Finance Minister Pranab Mukherjee's assertion that neither he nor his party are protecting black money holders would be incredulous. What gave up the game was his statement that since black money had been accumulating since 1948, "what was the hurry now"?
Against such a background, his perfectly valid justification -- that due processes needed to be observed since international treaties were involved and he could not simply send forces to recover the black money overseas -- doesn't seem credible to the common man.
The anxiety shown by Advani is matched by all those who pay taxes. It must have shocked them when Congress spokesperson Manish Tiwari put a figure to it: rupees one trillion in foreign banks.

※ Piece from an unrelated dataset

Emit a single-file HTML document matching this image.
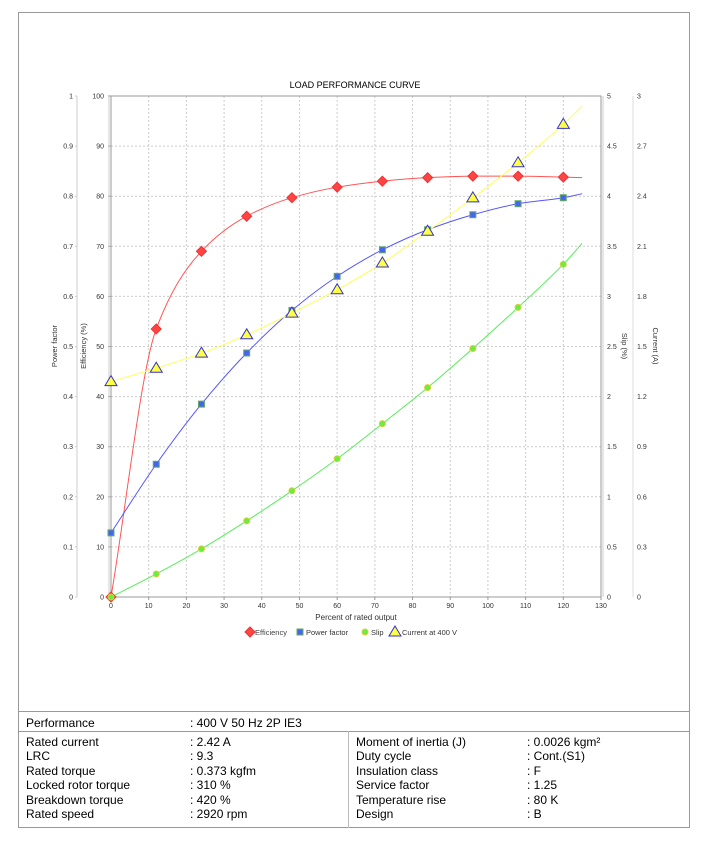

Congress leader Shashi Tharoor referred to it being, as per someone's estimate, 20 times India's GDP.
The system is so far gone into disrepute with the citizens that any suggestion that the names were being withheld -- pending the completion of due processes to secure the assets -- raises eyebrows. Can a corrupt revenue system be trusted to keep confidences when oodles of money are involved? After all, this system works on quid pro quos and a helpful hint means a lot to the tax man.
Ministers sitting behind Mukherjee had smiled -- probably others did too, but the Lok Sabha TV did not pan at that moment -- when he said he did not find a single MP's name on the list of people holding black money.
Ask the sceptics what they think. It is unlikely that they will agree with the honourable finance minister. For, the trust deficit, notwithstanding claims to good deeds, is so enormous that the debate may as well have not been held at all.
That is the common man's logic. Can't beat it.